Sunday, October 28, 2012

Medal of Honor: Warfighter review


While Electronic Arts’ franchise pre-dates “Call of Duty,” it doesn’t seem to even come close to the quality of its younger competitor anymore. “Medal of Honor Warfighter” tells you exactly what kind of game it is when you open the box and you find that the multiplayer disc is on top and the single player campaign disc is on the bottom.
Basically, that says the developers put very little work into the single-player campaign, and the multiplayer is where the game shines. Writing that statement makes my soul ache because, goodness gracious, the multiplayer is not well put together. I’ll talk about that first since that’s what EA wants you to focus on first when you buy the game.

The main menu for multiplayer? Awful, confusing, cluttered with information and downright annoying. I can’t even begin to go into detail because, honestly, I played several hours of it and didn’t even venture past just finding the Team Deathmatch option and jumping into it.

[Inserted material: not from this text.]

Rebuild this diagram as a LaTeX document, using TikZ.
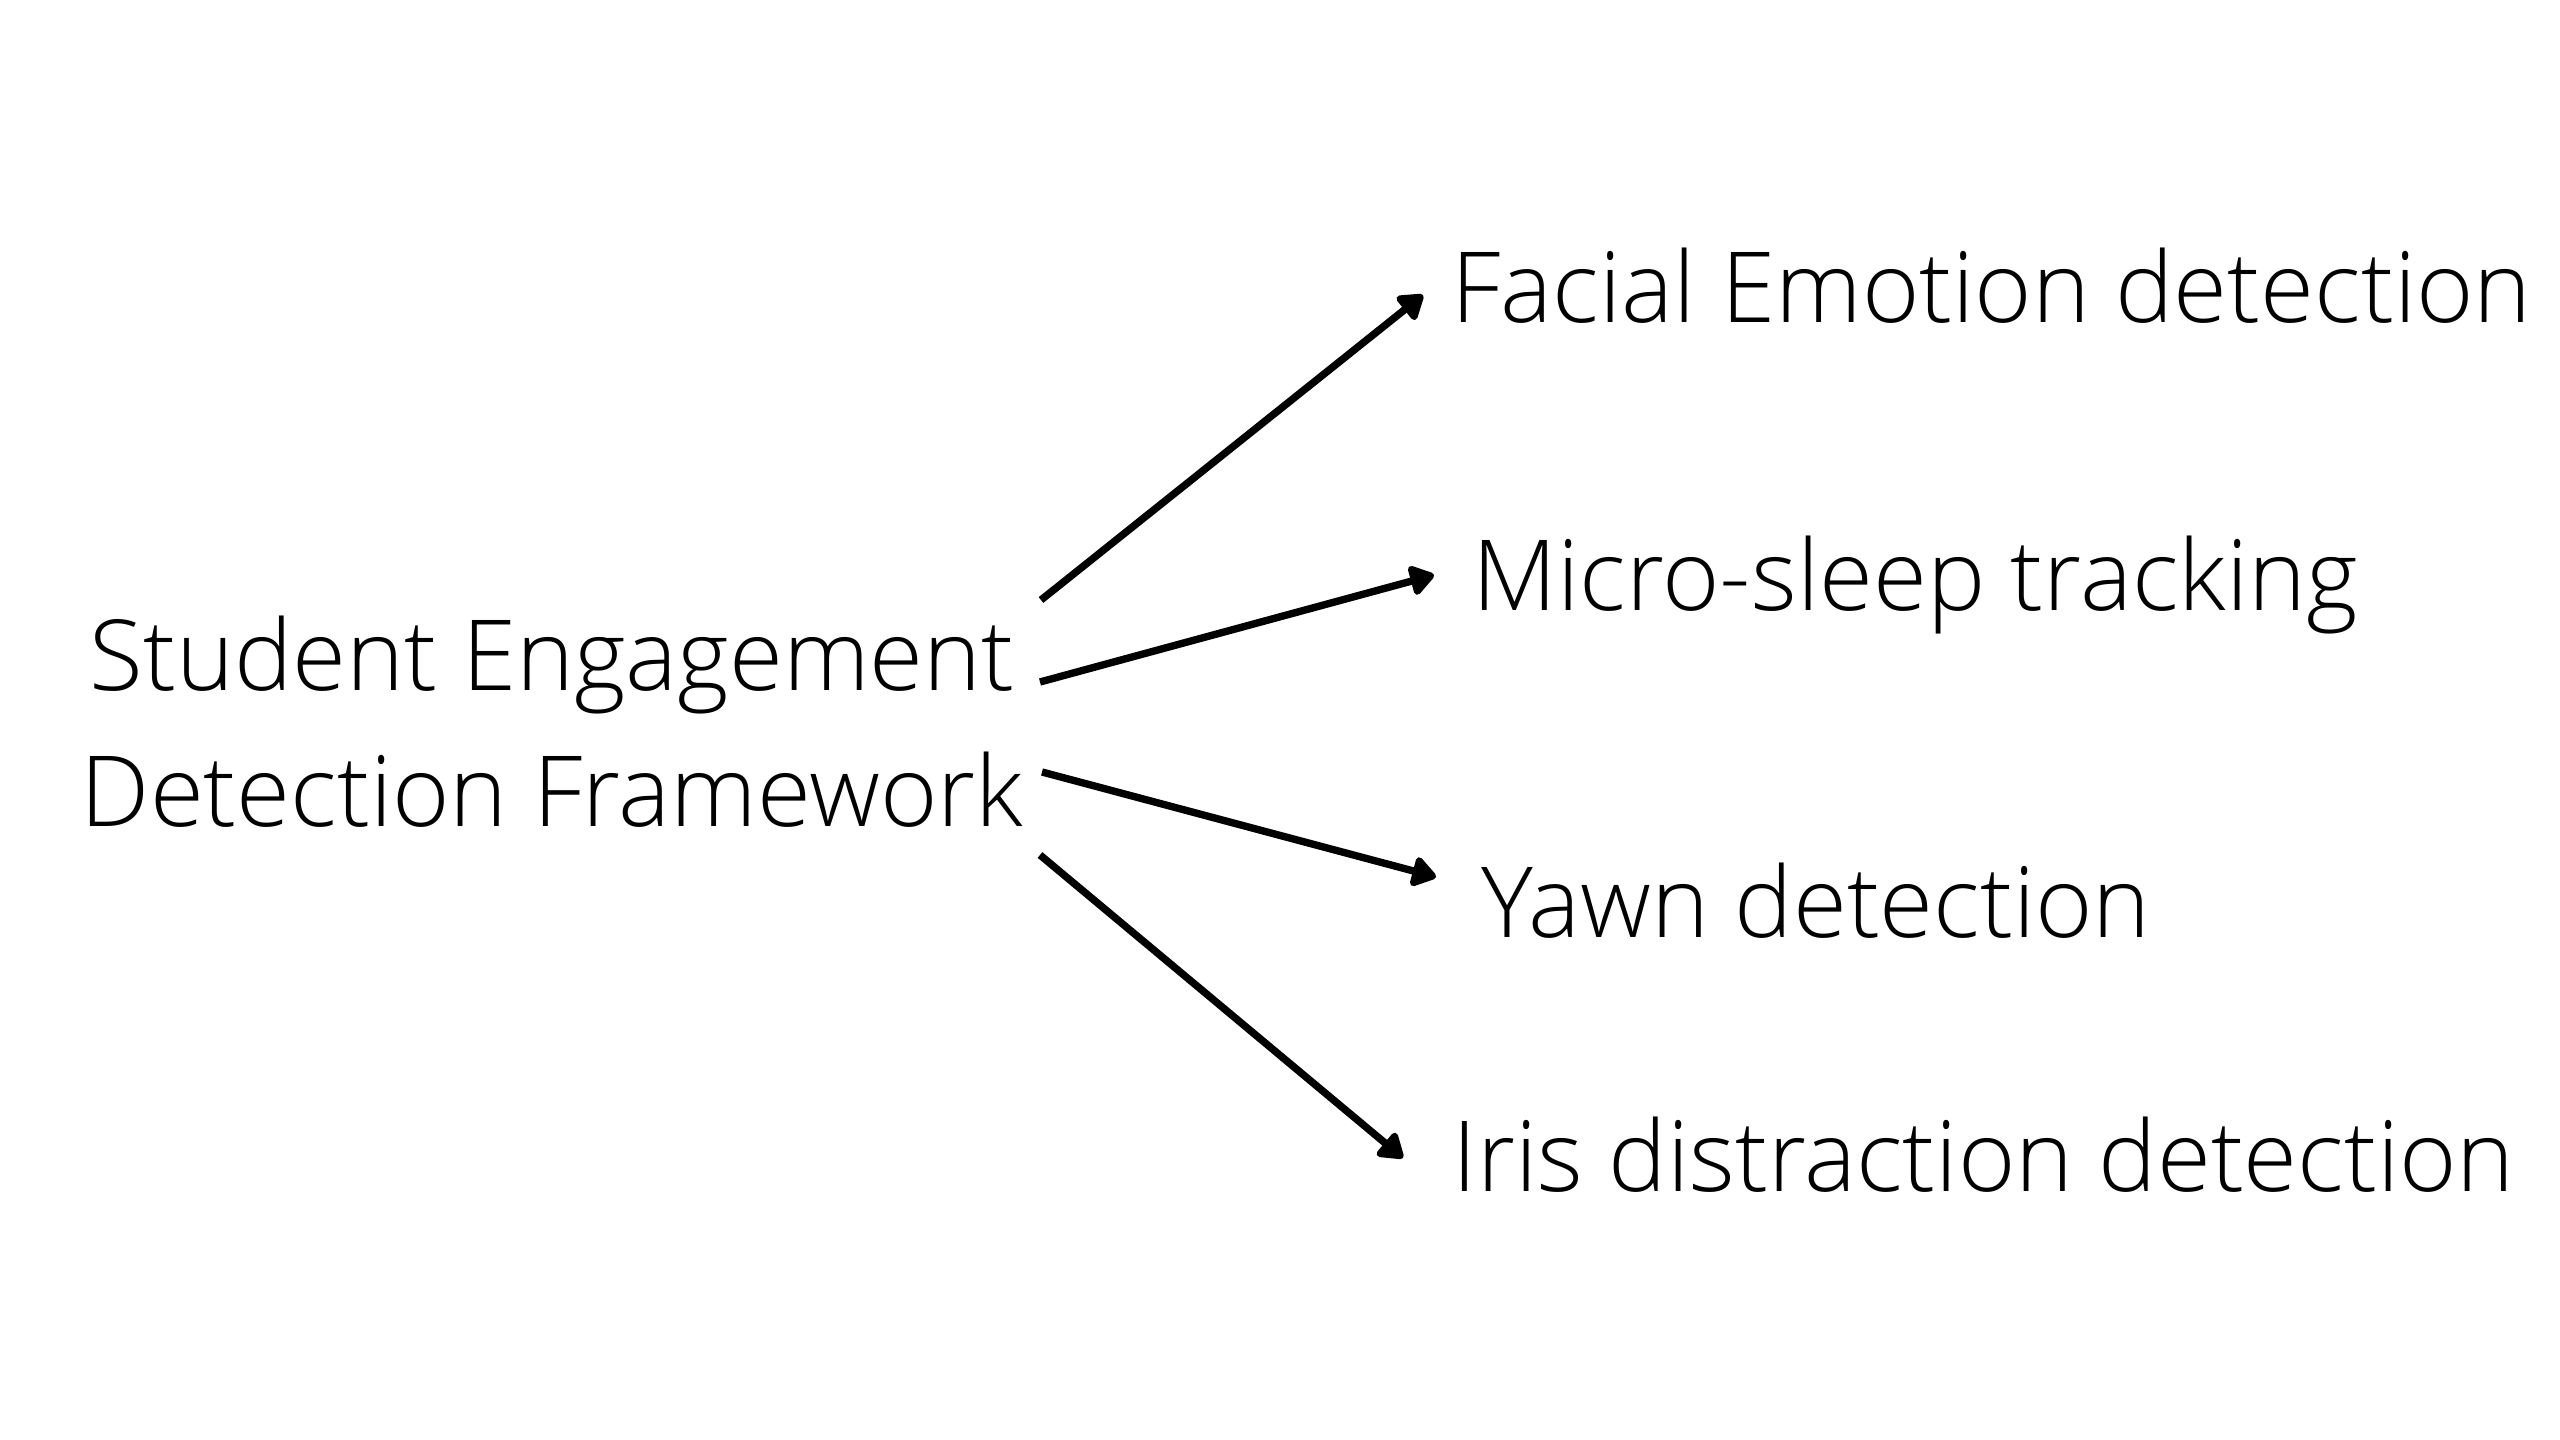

A player has a team of about five or six classes to choose from, each from a different country. The more point and kills you rack up as a class, the more you can unlock other countries and weapons. This is kind of silly since none of the countries have any sort of advantage over each other and the weapons can all be altered and customized, but none of them have more firepower than another.

This doesn’t make a whole lot of sense since sometimes it’ll feel like an opponent’s gun will just utterly destroy you before you even get close to killing them. I’ve unloaded entire clipsinto people and they haven’t died only to find myself shot twice at full-health and get killed.

None of this is made up for by the terrible maps, the often useless streak-perks such as mortar barrages or helicopter spawns and the utterly baffling discrepancy of the graphics from multiplayer and single player. Honestly, the textures are always behind when loading and it looks like an entirely different game at times when you play online rather than offline.

Yes, there is environmental destruction and sometimes it actually helps.
The only redeeming quality of multiplayer is the fireteam system. The game pairs you up with a partner on your team so that there are four teams of two, and by sticking with that individual you can get extra points from their kills and success and vice versa.

It’s a neat little idea about making you care about what happens to your team and working together. Honestly, it reminded me a little of “Ghost Recon: Future Soldier,” just not well done.

A friend and I played together and the saddest thing we found was that if we stayed in a single building on a couple of the maps, we could actually cover each other and camp the entire match, racking up enough points to almost be the best team for the whole game.

He said, and I quote, “This game makes me so depressed I want to just finish this can of Pringles while we play.” That about sums up multiplayer: a depressed person sitting in the dark playing “Warfighter” and eating and entire can of Pringles.

Multiplayer in a nutshell: the graphics are not as good as single player, the modes are not that enjoyable, the weapons and classes really don’t make a difference, the streak perks don’t make that much of a difference and are useless on certain maps, the maps are poorly constructed and frustrating, and none of it is made up for by the fireteam system that is only just slightly rewarding.

And now we move to single player. What’s to say about this other than it tries too hard to be a “Call of Duty” or the “Battlefield 3”-style campaign and it obviously isn’t.

The prologue mission is eerily like the ending scene in the recently made “A-Team” movie. There’s another mission that is eerily similar in beginning objectives to the gulag mission in “Modern Warfare 2” and I’ll be damned if that is the best of all the shooting missions.

I’m going to be honest here and say that the two driving missions, a chase sequence and an escape one, are the best missions in the game. Let me repeat that. TWO DRIVING MISSIONS ARE THE BEST MISSIONS IN A FIRST-PERSON-SHOOTER GAME.

Either they’re the best because they’re first person too and you really feel the urgency in each scene by looking through the car as you would normally, or just by the fact that they’re structured very well and control excellently.

Lookout! It's a bad copy of another game! Oh wait, it's us.
Other than that, the sound design is superb and the door-breaching is kind of fun, but when that’s your main check-out-how-awesome-this-game-mechanic-is thing, you’re in trouble. Especially when one of your missions is literally to fire a single shot at someone. I kid you not, the mission is literally to shoot one person and it takes about five minutes.

Also, the cutscenes are…iffy. The character models are not pretty to look at and I really don’t care about any of them, not even the main soldier characters. I’m also confused about the man who is actually structuring all of the missions himself because he’s just some guy in a room with a laptop and computer screens. Is there no structure to the army anymore or can any man with a network of intelligence agents just send special forces troops anywhere in the world?

At first, I wanted to give the game a 7 because, frankly, it is a game and it does run. However, I can’t in good conscience give it anything above a 6. Maybe a 5.5 out of 10. It’s just honestly not that good. I felt bad for spending money on it. I really did. This game is definitely something not to go out and buy right away. Wait for it to go down to $30 or something and then give it about an hour and a half’s worth of thought before you go into the local game store. And ask the clerk’s opinion as well.